Conner Ives on The American Dream
‘The Social Swan', 'The High-schooler' and ‘The Theatre Girl', clad in varsity-centric yoga trousers, fluro elastic cycling shorts and a smart silk coat and spiky stiletto heels, feature in the tongue-in-cheek illustration ‘Colonial Black Friday', one which draws from both the 1851 oil painting Washington Crossing the Delaware, alluding to a scene from the American Revolutionary War and images of fighting that occur at the heavily discounted busiest shopping day of the year. ‘The Social Swan', an allusion to Carolyn Bessette-Kennedy, a nostalgic symbol of Nineties minimalist style and supreme social status whose image today is emblazoned across magazine Style pages, inspires fashion collections and floods Instagram accounts, replaces George Washington, steering the ship of capitalism, as others battle around her. ‘We're fighting over televisions. There's no better way to depict The American Dream than that,' Ives says.

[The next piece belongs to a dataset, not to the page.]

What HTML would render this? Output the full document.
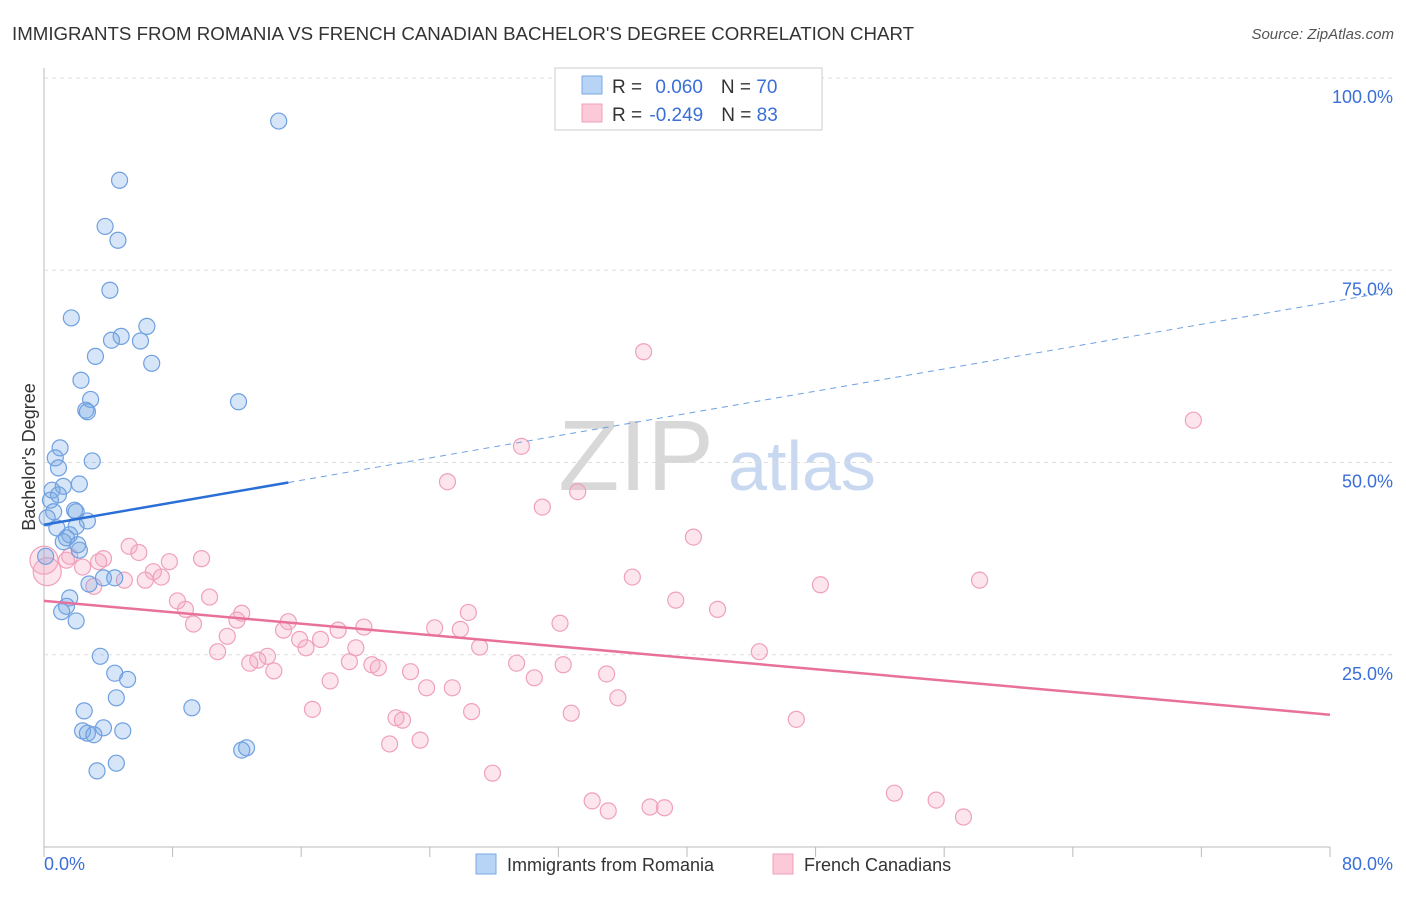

For Ives and O'Brien, it was important to work in pencil, a ubiquitous medium that we can all identify with experimenting and working with in some way, whether drawing as children or participating in art classes. ‘It's a humble medium to work in,' Ives says. ‘The illustrations hark back to a different, slower time, adding a second layer to the collection that really deal in nuance. You need to zoom out from the archetypes to understand their story.'
For O'Brien, it was intriguing considering the mythic elements that play into both his and Ives' conception of The United States, as a native and a tourist, a participant and a bystander. ‘It was interesting for us both to play off our presumptions and biases,' he says. ‘Thinking about the fantasy and the reality'. What's more symbolic of The American Dream?